The effect of the deletion of those words meant that the redundancies across the whole of retail business operated by Woolworths and Ethel Austin (including all the stores) should have been aggregated and that the staff employed at the smaller stores were entitled to protective awards. This not only left the tax payer to pick up a significant bill (running into the several millions of pounds), but it also left multi-site employers with significant uncertainty as to how to approach future redundancy exercises.

Following a reference by the Court of Appeal, the European Court of Justice (ECJ) has today confirmed that the EAT was wrong and that UK legislation was not incompatible with the Directive. The Directive does not require all "establishments" to be aggregated for the purposes of the 20-employee threshold. Rather, the Directive requires account be taken of redundancies effected in each establishment to be considered separately.

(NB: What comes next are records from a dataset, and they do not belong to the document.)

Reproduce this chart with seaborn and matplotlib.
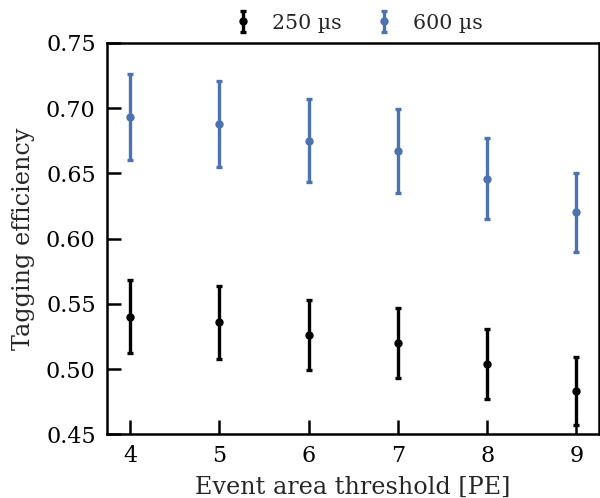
import matplotlib
matplotlib.use("Agg")
import matplotlib.pyplot as plt
import seaborn as sns
import numpy as np

# Event area thresholds [PE]
thresholds = [4, 5, 6, 7, 8, 9]

# Tagging efficiency for the 250 us window
eff_250 = [0.540, 0.536, 0.526, 0.520, 0.504, 0.483]
err_250 = [0.028, 0.028, 0.027, 0.027, 0.027, 0.026]

# Tagging efficiency for the 600 us window
eff_600 = [0.693, 0.688, 0.675, 0.667, 0.646, 0.620]
err_600 = [0.033, 0.033, 0.032, 0.032, 0.031, 0.030]

labels = ["250 µs", "600 µs"]
colors = ["black", sns.color_palette("deep")[0]]

sns.set_theme(style="ticks")
plt.rcParams["font.family"] = ["DejaVu Serif"]
plt.rcParams["mathtext.fontset"] = "dejavuserif"

fig, ax = plt.subplots(figsize=(6.0, 4.98), dpi=100)
fig.subplots_adjust(left=0.178, right=0.998, top=0.914, bottom=0.128)

for eff, err, lab, col in zip([eff_250, eff_600], [err_250, err_600], labels, colors):
    ax.errorbar(thresholds, eff, yerr=err, fmt="o", color=col, ms=5,
                elinewidth=2.4, capsize=2.5, capthick=2.4, label=lab)

ax.set_xlim(3.74, 9.25)
ax.set_ylim(0.45, 0.75)
ax.set_xticks(thresholds)
ax.set_yticks(np.arange(0.45, 0.7501, 0.05))
ax.yaxis.set_major_formatter(matplotlib.ticker.FormatStrFormatter("%.2f"))

ax.set_xlabel("Event area threshold [PE]", fontsize=17.2, labelpad=6)
ax.set_ylabel("Tagging efficiency", fontsize=17.2, labelpad=8)
ax.tick_params(axis="both", direction="in", length=10, width=1.8, labelsize=16, pad=8,
               color="black", labelcolor="black")
for sp in ax.spines.values():
    sp.set_linewidth(1.8)
    sp.set_color("black")

ax.legend(loc="lower center", bbox_to_anchor=(0.51, 1.0), ncol=2, frameon=False,
          fontsize=14.8, handlelength=1.0, handletextpad=0.9, columnspacing=1.6,
          borderaxespad=0.1)

fig.savefig("out.png", dpi=100)
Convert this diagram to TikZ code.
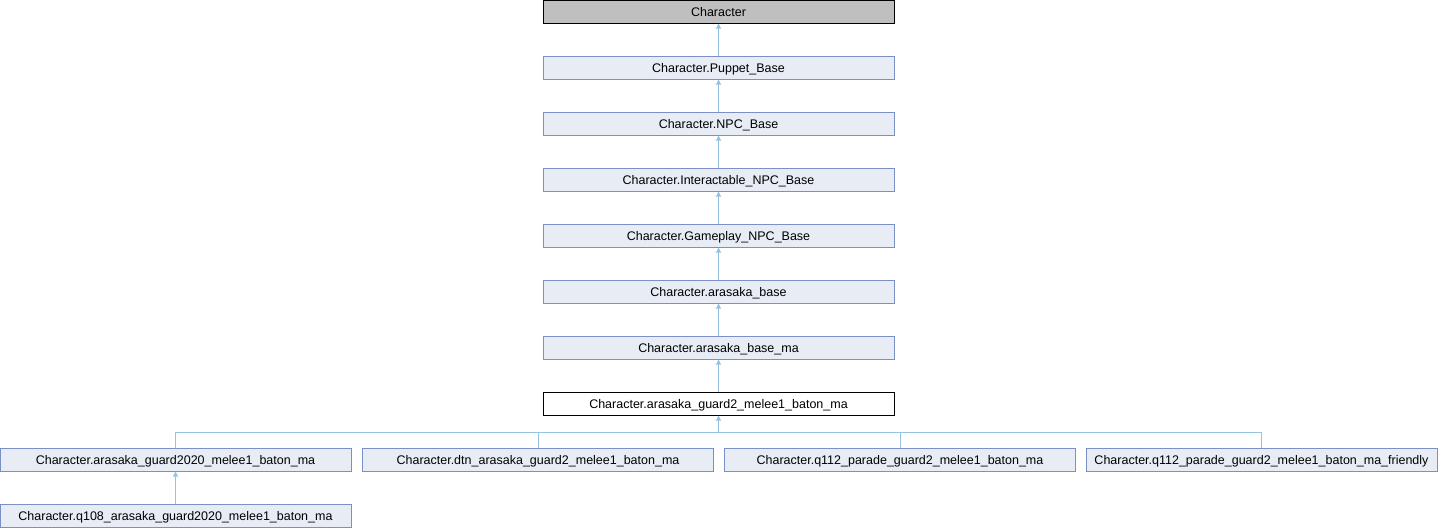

As for the meaning of "establishment", the ECJ made reference to its earlier judgment in a Danish case in which it had confirmed that the "establishment" is the unit to which the employees who are made redundant are assigned and that unit may not necessarily be endowed with a management that can independently effect collective redundancies.

Further, in its judgment today, the ECJ reminds us that an "establishment" may consist of a distinct entity within an undertaking "having a certain degree of permanence and stability, which is assigned to perform one or more tasks and which has a workforce, technical means and a certain organisational structure allowing for the accomplishment of those tasks".

So what does this mean for retailers?

The ECJ observed that since the dismissals were effected within two large retail groups carrying out their activities from stores situated in different locations, the Employment Tribunals took the view that the stores to which the employees affected by those dismissals were assigned were separate "establishments".

While the ECJ has left it for the Court of Appeal to determine whether this was a correct interpretation, the judgment clearly suggests that a store-based approach was a permissible approach for the Tribunal to take. But these things are facts dependent, and while it would appear that we have gone full circle and have returned to a store-based approach, care should always be taken in how you approach the question of "establishment".